*Description of the task:* Which lines hold the word "this"? Copy each of them.

** start of Records for the exercise **

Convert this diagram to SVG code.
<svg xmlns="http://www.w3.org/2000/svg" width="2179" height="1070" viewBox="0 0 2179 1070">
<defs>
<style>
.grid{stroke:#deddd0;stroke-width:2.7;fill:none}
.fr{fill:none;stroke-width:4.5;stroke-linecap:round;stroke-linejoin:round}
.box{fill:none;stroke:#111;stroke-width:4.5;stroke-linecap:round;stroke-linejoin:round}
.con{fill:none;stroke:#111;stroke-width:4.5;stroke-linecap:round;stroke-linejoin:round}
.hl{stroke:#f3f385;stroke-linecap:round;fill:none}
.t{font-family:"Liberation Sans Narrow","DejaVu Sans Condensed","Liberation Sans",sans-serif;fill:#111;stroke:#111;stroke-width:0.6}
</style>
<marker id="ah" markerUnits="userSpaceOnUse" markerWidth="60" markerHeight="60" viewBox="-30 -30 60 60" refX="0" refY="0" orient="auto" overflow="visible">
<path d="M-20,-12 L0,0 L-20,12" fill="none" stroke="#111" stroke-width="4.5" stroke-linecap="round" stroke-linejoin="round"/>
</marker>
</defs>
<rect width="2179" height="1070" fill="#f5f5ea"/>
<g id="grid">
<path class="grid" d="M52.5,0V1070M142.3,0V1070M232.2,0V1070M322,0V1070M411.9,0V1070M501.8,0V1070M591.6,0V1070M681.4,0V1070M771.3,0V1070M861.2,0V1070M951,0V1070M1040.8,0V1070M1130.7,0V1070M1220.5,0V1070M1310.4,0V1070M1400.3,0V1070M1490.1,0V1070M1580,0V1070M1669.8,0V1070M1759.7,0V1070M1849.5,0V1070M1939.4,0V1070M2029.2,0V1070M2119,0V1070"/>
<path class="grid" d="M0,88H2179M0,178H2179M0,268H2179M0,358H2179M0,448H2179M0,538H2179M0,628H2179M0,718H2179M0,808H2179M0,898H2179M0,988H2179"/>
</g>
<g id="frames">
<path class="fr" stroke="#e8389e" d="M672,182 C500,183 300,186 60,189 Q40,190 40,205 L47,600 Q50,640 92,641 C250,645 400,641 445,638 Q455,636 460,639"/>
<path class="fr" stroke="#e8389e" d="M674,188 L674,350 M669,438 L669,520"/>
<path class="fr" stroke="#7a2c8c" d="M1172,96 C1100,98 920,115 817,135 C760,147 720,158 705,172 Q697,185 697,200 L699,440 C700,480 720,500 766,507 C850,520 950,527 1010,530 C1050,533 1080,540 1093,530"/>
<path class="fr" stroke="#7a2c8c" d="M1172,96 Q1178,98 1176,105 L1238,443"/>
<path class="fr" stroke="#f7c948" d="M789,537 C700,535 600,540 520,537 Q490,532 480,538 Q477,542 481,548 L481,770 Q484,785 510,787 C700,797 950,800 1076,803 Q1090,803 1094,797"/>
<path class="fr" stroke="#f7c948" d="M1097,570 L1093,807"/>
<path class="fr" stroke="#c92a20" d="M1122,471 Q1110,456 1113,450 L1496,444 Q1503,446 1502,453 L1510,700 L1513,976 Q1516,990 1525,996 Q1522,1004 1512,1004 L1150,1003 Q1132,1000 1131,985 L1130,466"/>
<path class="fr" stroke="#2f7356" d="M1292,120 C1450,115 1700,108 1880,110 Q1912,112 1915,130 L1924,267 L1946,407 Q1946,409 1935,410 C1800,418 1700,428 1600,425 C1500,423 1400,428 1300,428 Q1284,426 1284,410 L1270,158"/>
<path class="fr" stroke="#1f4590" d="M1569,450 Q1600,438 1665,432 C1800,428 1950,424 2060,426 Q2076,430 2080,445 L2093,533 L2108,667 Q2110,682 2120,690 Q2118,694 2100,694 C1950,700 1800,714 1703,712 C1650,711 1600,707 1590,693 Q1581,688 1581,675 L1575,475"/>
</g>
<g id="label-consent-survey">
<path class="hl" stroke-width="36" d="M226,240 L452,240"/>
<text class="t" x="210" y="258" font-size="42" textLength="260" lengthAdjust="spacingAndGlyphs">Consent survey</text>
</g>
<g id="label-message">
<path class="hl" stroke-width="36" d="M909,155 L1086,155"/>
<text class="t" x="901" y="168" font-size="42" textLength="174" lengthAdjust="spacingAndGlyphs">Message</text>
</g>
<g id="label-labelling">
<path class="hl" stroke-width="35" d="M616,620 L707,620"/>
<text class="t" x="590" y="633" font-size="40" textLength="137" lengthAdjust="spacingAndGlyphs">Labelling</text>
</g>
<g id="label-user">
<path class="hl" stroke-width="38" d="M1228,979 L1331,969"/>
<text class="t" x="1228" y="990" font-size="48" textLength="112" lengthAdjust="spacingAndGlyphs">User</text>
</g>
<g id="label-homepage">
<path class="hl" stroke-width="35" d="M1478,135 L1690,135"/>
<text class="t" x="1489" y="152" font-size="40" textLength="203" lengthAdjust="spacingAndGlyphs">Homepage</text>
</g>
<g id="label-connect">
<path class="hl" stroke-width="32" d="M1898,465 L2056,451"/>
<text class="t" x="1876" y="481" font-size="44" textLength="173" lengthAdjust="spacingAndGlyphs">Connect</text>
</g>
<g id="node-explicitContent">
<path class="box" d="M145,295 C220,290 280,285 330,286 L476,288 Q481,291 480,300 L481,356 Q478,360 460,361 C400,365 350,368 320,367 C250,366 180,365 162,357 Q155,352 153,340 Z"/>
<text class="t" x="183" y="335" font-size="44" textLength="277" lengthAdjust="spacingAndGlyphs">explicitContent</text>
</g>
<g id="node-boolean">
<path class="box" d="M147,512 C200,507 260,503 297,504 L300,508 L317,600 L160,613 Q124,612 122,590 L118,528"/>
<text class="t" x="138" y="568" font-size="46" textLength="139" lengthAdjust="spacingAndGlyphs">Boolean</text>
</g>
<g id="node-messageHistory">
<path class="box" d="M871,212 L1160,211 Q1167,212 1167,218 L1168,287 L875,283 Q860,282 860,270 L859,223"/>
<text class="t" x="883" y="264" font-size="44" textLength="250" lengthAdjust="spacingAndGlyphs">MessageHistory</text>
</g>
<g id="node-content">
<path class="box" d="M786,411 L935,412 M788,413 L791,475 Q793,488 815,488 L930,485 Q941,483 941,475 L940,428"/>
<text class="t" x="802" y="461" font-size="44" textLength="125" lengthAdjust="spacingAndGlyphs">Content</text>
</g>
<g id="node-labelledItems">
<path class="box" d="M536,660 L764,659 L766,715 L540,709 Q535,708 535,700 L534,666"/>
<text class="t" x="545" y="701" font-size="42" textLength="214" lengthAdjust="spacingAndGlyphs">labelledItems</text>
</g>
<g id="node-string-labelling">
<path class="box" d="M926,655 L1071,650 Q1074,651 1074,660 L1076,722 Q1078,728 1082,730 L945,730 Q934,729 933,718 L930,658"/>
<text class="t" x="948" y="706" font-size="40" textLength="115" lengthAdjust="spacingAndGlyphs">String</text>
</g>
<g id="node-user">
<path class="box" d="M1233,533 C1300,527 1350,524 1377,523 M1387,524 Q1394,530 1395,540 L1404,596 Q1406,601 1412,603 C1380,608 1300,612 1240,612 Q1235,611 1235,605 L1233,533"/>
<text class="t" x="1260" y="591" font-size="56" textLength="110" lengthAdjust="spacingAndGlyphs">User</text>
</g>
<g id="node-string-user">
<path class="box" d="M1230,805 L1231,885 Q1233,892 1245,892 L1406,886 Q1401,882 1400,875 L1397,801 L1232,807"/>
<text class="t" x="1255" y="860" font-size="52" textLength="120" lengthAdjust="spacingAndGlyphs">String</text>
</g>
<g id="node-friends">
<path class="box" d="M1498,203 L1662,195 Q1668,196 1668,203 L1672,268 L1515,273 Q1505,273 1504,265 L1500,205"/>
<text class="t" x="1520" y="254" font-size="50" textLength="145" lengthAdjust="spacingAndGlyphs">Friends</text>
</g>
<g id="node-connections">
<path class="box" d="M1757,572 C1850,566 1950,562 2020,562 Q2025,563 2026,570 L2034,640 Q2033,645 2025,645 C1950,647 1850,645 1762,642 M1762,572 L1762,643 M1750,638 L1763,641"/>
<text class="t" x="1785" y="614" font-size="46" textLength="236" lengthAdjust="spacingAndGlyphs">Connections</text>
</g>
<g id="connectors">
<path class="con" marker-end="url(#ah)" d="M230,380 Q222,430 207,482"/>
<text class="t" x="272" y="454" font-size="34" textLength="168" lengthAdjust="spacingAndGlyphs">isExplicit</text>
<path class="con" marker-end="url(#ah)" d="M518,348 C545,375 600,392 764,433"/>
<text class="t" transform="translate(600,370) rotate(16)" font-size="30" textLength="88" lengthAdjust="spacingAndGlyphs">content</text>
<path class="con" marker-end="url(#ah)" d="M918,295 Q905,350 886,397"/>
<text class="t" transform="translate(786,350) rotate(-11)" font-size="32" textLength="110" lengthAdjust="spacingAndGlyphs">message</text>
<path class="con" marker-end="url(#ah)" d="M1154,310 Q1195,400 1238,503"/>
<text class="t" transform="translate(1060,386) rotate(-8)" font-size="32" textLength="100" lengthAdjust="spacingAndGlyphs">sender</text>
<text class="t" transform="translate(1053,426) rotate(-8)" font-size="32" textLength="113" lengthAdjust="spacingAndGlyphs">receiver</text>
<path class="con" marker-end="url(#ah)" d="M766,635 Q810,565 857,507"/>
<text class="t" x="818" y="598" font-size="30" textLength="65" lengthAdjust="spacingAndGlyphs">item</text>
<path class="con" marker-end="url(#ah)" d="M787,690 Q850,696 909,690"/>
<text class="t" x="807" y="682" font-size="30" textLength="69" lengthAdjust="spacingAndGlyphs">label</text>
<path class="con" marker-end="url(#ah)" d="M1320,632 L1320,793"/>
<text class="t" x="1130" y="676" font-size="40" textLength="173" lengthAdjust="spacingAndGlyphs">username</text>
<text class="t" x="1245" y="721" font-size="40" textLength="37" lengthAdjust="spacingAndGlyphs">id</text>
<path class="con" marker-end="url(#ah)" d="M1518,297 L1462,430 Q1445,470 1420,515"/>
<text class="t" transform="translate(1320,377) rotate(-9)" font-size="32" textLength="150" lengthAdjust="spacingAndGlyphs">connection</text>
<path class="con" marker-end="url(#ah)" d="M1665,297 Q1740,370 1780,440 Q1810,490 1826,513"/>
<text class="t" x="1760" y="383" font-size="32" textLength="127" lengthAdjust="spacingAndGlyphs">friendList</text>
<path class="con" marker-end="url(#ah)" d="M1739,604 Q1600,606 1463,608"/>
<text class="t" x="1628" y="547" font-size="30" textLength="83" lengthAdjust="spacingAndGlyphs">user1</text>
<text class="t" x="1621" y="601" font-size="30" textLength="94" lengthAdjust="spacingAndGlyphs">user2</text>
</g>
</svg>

** end of Records for the exercise **
** start of Records for the exercise **

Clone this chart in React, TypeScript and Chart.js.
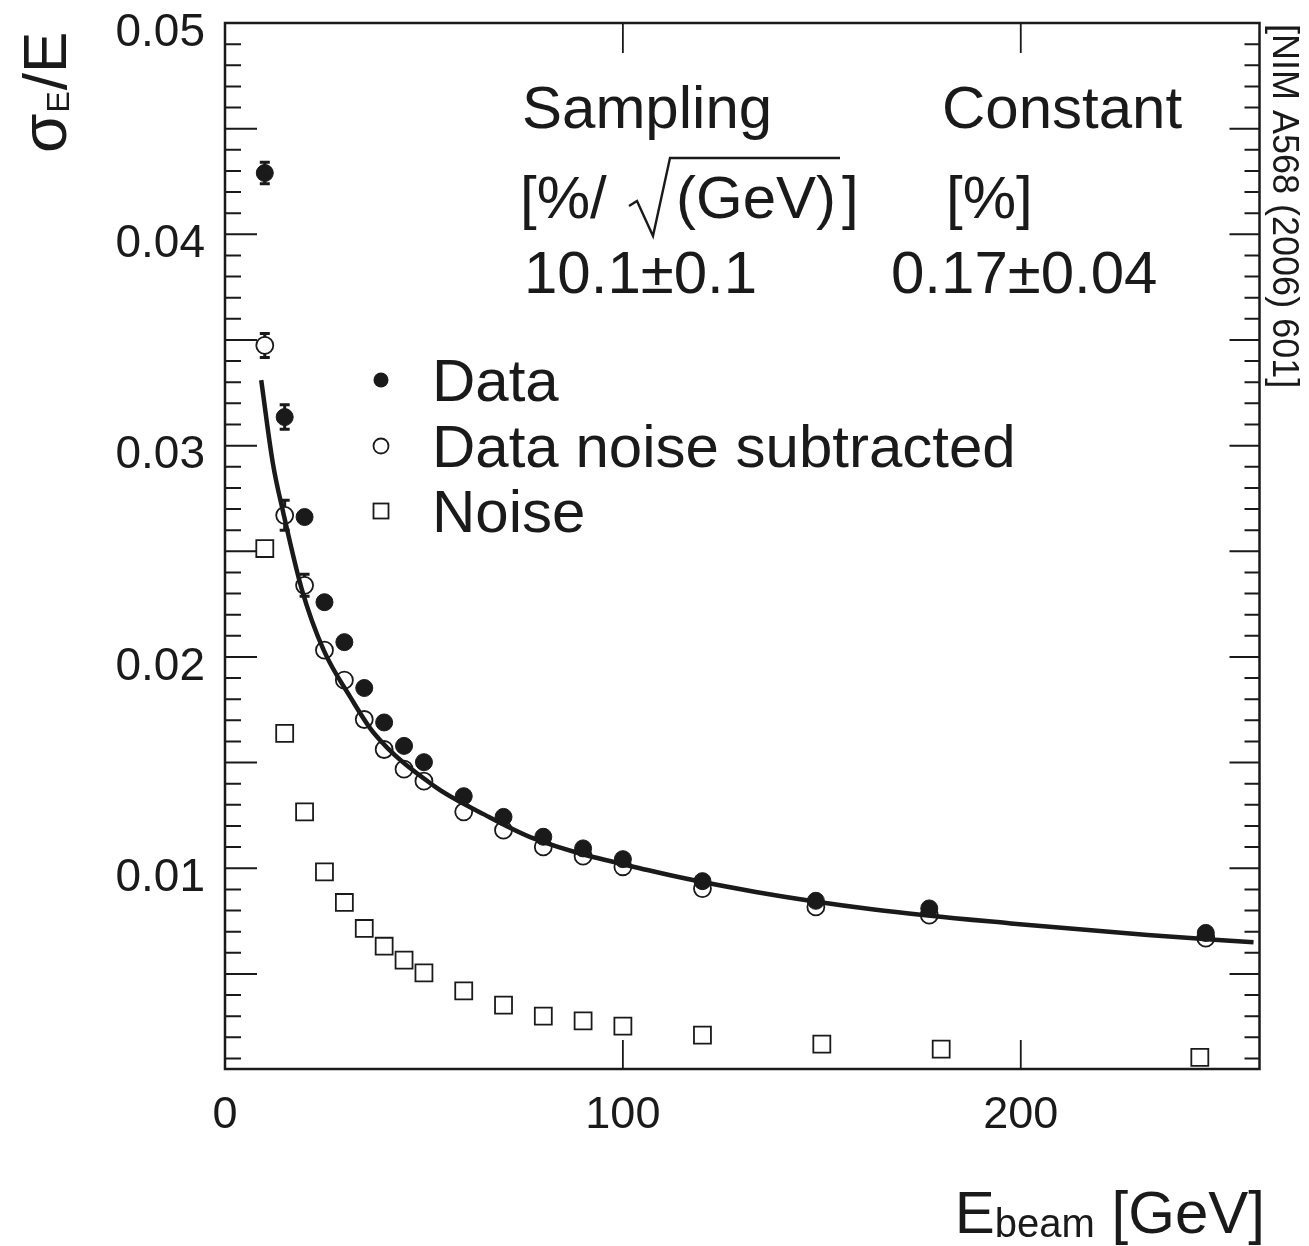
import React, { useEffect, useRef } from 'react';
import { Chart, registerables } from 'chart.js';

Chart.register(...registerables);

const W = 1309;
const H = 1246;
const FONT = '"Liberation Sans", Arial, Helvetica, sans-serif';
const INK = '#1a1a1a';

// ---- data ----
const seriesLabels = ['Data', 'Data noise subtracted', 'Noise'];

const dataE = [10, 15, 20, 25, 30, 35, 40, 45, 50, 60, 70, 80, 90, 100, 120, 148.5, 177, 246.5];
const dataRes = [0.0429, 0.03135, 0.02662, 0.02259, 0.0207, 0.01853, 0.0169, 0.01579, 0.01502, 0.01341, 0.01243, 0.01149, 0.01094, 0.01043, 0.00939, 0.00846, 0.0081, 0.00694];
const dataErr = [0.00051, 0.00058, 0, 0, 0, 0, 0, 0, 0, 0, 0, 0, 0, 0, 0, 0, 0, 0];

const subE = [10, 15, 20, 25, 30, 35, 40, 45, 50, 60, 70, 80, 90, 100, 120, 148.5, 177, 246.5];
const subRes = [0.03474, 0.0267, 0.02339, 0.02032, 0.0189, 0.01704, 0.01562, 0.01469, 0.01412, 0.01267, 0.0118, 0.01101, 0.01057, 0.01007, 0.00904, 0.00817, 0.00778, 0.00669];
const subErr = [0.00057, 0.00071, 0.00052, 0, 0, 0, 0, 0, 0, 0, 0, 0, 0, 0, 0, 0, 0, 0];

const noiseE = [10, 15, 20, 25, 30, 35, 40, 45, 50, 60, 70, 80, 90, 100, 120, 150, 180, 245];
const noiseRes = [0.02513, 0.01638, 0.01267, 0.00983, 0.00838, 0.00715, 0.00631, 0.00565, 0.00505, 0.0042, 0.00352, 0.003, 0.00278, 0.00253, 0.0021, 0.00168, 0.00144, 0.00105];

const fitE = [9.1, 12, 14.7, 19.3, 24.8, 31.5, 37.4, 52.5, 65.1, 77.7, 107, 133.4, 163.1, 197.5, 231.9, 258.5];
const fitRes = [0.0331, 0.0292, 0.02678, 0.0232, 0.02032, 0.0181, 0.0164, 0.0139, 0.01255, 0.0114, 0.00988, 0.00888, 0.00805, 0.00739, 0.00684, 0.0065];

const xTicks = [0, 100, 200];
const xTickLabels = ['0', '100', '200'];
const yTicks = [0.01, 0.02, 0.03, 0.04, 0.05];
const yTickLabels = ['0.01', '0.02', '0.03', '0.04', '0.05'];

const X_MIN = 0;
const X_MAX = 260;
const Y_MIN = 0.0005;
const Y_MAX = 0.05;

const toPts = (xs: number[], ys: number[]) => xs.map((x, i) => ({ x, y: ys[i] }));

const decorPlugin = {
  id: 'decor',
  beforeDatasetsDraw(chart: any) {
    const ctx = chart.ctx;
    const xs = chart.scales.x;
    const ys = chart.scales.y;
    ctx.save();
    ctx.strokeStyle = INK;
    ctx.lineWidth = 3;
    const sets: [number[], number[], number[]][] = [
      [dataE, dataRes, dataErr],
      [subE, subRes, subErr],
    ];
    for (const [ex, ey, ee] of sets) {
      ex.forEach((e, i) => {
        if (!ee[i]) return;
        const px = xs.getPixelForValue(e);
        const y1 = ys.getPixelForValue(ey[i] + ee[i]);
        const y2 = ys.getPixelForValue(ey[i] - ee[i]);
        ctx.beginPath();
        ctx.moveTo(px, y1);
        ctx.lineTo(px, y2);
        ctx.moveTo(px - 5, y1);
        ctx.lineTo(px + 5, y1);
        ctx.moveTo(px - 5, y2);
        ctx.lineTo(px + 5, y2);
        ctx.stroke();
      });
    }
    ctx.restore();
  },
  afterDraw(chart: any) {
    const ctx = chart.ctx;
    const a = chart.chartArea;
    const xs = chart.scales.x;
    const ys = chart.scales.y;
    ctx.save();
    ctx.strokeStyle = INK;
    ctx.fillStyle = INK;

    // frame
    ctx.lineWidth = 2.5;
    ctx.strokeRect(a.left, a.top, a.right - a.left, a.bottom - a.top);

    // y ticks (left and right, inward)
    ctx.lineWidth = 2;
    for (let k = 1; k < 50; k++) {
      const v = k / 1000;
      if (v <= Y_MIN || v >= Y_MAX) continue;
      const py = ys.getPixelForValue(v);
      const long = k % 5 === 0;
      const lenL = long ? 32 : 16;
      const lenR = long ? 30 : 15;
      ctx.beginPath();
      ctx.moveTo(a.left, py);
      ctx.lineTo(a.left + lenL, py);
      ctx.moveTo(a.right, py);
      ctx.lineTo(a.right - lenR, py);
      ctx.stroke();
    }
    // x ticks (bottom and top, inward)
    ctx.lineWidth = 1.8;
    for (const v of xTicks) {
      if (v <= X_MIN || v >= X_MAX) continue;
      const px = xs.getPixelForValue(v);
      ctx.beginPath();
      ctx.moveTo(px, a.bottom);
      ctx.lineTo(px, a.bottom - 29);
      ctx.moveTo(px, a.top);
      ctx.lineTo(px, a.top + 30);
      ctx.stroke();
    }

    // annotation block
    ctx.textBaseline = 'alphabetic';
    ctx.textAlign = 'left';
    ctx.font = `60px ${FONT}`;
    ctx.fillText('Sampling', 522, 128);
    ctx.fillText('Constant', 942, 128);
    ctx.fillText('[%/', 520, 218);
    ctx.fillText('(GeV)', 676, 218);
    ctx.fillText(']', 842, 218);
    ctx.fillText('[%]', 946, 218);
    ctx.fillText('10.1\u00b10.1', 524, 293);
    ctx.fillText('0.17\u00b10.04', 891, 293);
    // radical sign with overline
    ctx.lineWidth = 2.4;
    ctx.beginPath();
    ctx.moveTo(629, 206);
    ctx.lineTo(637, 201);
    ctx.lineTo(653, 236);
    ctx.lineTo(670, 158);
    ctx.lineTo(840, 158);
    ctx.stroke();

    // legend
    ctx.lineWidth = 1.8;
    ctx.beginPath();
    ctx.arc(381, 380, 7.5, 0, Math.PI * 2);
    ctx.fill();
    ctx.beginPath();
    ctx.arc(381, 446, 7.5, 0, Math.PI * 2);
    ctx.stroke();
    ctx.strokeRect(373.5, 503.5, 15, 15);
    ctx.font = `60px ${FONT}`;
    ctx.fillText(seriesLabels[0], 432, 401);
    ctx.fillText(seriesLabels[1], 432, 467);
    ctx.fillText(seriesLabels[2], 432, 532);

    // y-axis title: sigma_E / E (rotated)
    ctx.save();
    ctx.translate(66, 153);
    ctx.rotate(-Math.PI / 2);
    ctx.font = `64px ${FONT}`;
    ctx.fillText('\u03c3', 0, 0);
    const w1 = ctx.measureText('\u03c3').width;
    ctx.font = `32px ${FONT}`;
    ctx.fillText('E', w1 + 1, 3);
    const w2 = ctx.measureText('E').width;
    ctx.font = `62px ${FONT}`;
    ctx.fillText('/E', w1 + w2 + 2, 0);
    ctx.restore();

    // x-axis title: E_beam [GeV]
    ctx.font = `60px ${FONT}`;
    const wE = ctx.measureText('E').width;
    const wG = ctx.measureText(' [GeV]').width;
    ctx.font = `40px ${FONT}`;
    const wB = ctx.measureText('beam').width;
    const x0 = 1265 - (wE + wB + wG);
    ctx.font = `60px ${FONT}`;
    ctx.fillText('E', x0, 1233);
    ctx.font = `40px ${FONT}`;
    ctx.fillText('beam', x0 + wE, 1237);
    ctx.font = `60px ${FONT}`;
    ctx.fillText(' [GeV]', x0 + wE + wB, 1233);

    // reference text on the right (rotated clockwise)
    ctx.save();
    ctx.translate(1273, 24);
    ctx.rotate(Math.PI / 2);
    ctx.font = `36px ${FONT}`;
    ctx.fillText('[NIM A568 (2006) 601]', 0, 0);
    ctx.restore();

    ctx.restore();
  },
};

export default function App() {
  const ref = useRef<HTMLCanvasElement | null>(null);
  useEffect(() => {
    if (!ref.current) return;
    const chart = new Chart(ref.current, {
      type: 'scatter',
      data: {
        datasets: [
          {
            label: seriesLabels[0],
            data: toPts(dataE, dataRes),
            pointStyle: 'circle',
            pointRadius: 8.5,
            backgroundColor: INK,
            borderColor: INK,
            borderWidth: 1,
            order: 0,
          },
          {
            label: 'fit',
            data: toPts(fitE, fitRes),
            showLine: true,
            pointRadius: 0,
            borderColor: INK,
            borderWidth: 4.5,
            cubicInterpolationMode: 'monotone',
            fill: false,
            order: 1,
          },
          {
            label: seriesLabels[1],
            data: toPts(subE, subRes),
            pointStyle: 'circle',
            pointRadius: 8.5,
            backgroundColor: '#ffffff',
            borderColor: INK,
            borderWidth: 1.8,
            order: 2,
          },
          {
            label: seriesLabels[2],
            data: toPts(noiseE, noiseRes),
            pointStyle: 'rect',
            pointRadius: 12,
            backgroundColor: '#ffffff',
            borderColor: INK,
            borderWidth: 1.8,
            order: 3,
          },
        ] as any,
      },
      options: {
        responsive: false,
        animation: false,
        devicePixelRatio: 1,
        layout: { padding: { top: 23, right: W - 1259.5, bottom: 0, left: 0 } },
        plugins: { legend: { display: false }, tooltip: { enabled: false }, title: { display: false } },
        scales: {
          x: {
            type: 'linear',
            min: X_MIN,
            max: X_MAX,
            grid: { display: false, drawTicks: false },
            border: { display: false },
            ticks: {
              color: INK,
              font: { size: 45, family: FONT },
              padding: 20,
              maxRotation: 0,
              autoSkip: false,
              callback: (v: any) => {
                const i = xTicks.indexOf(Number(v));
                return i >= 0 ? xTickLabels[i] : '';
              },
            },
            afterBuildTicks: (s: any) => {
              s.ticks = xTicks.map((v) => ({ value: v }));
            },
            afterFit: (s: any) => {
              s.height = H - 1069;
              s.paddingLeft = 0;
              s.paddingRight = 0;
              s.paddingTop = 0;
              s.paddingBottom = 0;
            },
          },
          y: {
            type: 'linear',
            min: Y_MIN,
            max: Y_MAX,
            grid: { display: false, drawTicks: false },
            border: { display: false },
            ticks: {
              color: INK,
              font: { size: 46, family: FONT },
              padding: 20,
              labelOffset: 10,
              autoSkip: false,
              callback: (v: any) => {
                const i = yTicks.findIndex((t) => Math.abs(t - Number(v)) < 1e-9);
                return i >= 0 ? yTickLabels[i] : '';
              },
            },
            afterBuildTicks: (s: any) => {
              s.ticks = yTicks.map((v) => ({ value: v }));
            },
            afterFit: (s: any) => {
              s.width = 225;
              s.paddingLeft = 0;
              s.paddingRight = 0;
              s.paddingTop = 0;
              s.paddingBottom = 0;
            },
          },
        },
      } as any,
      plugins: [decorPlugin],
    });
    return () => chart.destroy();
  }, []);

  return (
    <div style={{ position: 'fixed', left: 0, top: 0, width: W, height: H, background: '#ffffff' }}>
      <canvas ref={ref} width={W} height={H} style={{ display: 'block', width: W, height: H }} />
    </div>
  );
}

** end of Records for the exercise **

*Full answer:*
Convert this diagram to SVG code.
Clone this chart in React, TypeScript and Chart.js.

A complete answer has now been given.